As the auto industry flips to electric vehicles, it faces a challenge — developing the work force needed to build these new-technology vehicles.
It's an urgent task for automakers such as Mercedes-Benz, BMW and Volvo which are gearing up to build electric vehicles and battery packs in the southeastern U.S. in the next several years.
Mercedes is completing a $1 billion expansion at its Vance, Ala., factory that will include a battery assembly plant. Starting next year, the German automaker will produce battery-powered versions of its popular GLS and GLE utility vehicles at the site.
In Greer, S.C., BMW assembles plug-in hybrid X3 and X5 crossovers. In 2019, BMW doubled its battery assembly capacity to 86,000 square feet and invested $10 million to install a new battery assembly line.
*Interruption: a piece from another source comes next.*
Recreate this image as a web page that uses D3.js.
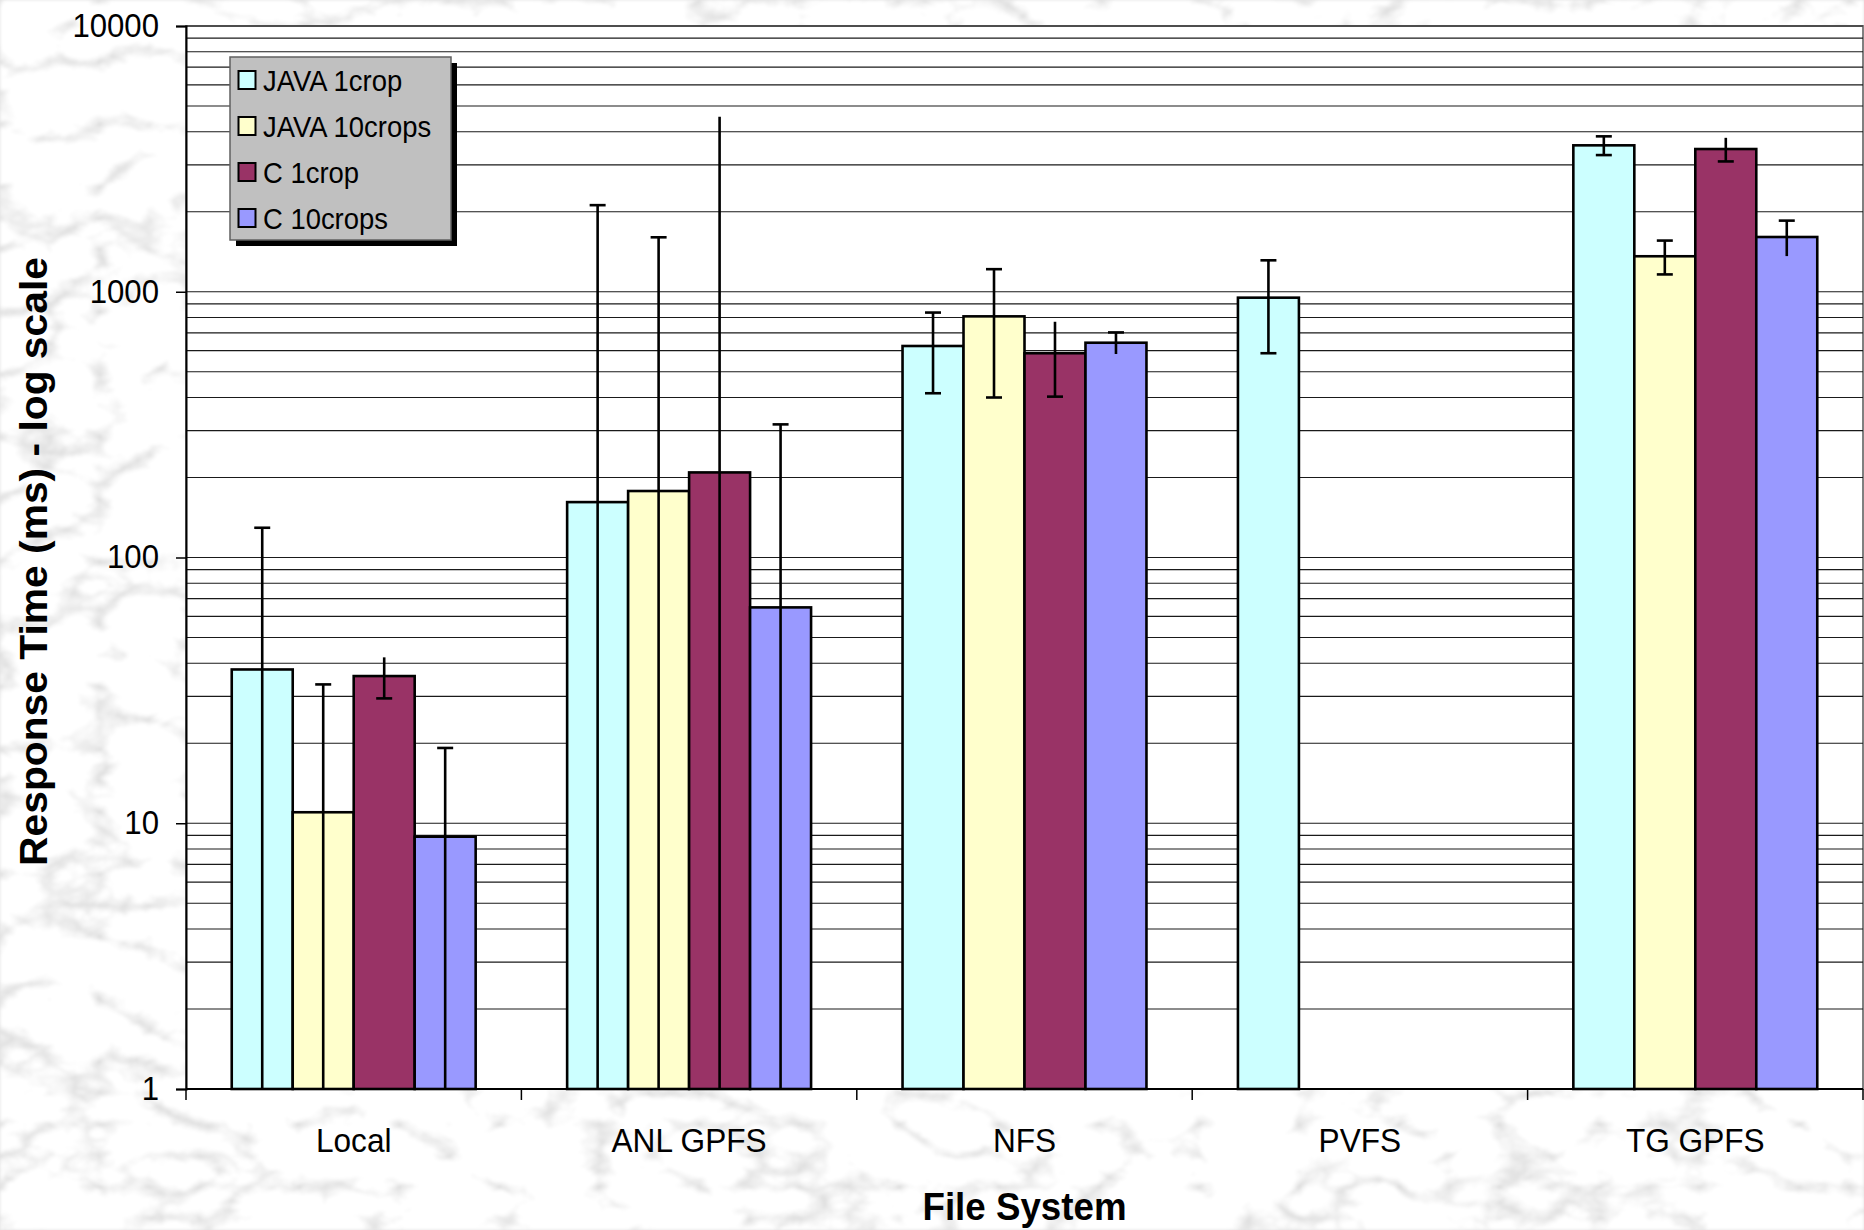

Since then, more than 150 employees have been trained in battery production, robotics and quality inspection.
About 185 miles southeast, Volvo is finishing work on a battery assembly plant at its South Charleston factory where it will begin building an electric version of its XC90 crossover late next year.
The Swedish automaker expects to become an EV-only brand by 2030, making retraining its work force a priority.
But building electric vehicles "is a totally different way of working than what they were used to for the past decades," Volvo's head of global production operations Geert Bruyneel noted.